Hey, all!

On Wed, Sep 30, 2015 at 4:55 AM, ??? <jihwan.seo at samsung.com> wrote:

> Hi Gabriel
>
>
>
> since the flag(TCP_ADAPTER) is already contained in CA(Connectivity
> Abstraction) layer.
>
> your build should have built without -DTCP_ADAPTER in your flag.
>

Oh, iotivity builds just fine, it's just that the flags behind #ifdef
TCP_ADAPTER are not available. For example, if you look at octypes.h,

https://gerrit.iotivity.org/gerrit/gitweb?p=iotivity.git;a=blob;f=resource/csdk/stack/include/octypes.h;h=b82d1beca835b0e34d042c26a74e35b4877828f1;hb=refs/heads/1.0.0-dev#l430

you can see that CT_ADAPTER_TCP is only defined if the source file that
includes octypes.h is compiled with -DTCP_ADAPTER. If not, then, although
iotivity was compiled with -DTCP_ADAPTER, if you don't also compile your
own project with -DTCP_ADAPTER, then CT_ADAPTER_TCP will not be defined.

To put it another way: Let's say I write an application using iotivity. I
want my application to have TCP support. So, I build iotivity without any
special command line, and it has TCP support by default. Great!

Now, I start writing my application:

#include <ocstack.h>
#include <octypes.h>
...
OCDoResource(..., CT_ADAPTER_TCP, ... );
...

When I compile my application, I get "error: ?CT_ADAPTER_TCP? undeclared".
What?! Why is CT_ADAPTER_TCP undefined? I thought iotivity had TCP support.
Strange. Then I look at octypes.h and I see this:

#ifdef TCP_ADAPTER
CT_ADAPTER_TCP =  ( 1 << 20 ),
#endif

Oh, OK, so that means that if I want to use iotivity's TCP support in my
own application, I have to compile my own application with -DTCP_ADAPTER.

What I'm saying is that this is not how it's supposed to work. Normally,
octypes.h includes a file called config.h which has #define TCP_ADAPTER
inserted into it before compilation of iotivity starts. That way, I don't
need to compile my own project with -DTCP_ADAPTER, because TCP_ADAPTER is
#define-ed in config.h. This is how most libraries ship.

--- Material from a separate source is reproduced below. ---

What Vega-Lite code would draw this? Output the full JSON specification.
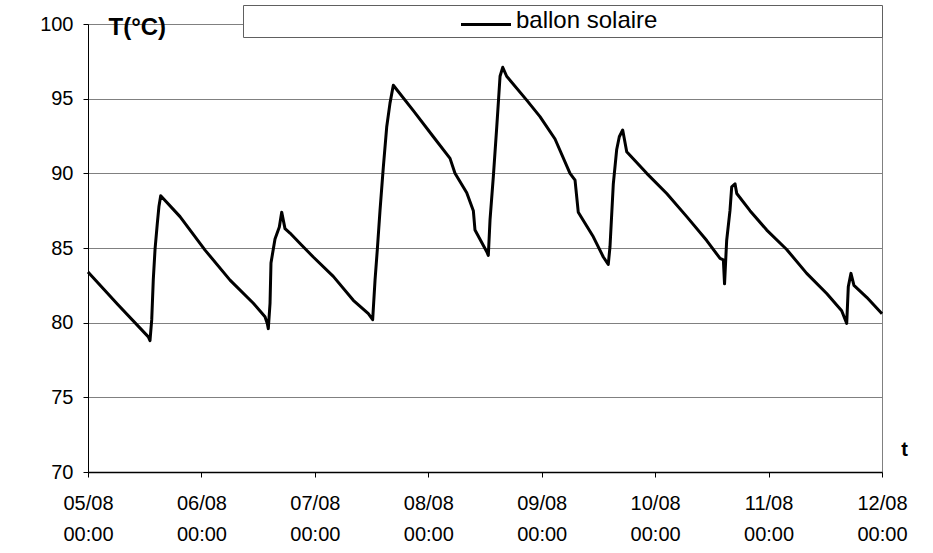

and the build is working find in our test.
>
Yes, your build is working fine, but the resulting library cannot be used
by any application that wants TCP support, unless you tell the developers
to compile their own project with -DTCP_ADAPTER. That's why a config.h
which is #include-ed from octypes.h and any other header file documented
under resource/csdk/doc needs to be created during the build process,
containing all the #define statements necessary to reflect how iotivity
itself was built.


> again..what is the Scons *full* command you used?
>
My build is not failing, but the resulting header files are useless, so the
command line is irrelevant. Nevertheless, here it is:

JAVA_HOME=/ scons liboctbstack libconnectivity_abstraction libcoap c_common
libocsrm


> PS. we are checking it as below commands.
>
> >scons TARGET_OS=linux     // default
>
> >scons TARGET_OS=linux TARGET_TRANSPORT=ALL  // ALL
>
Like I said, the result of the above commands is a perfectly correct build
with perfectly incorrect header files. You need to test with other
applications, not just the library itself. Put yourself into the place of
an application developer trying to use your library. If she builds your
library knowing that it has TCP support by default, she expects to be able
to use CT_ADAPTER_TCP in her own application without having to build her
own project with any special flags, like -DTCP_ADAPTER.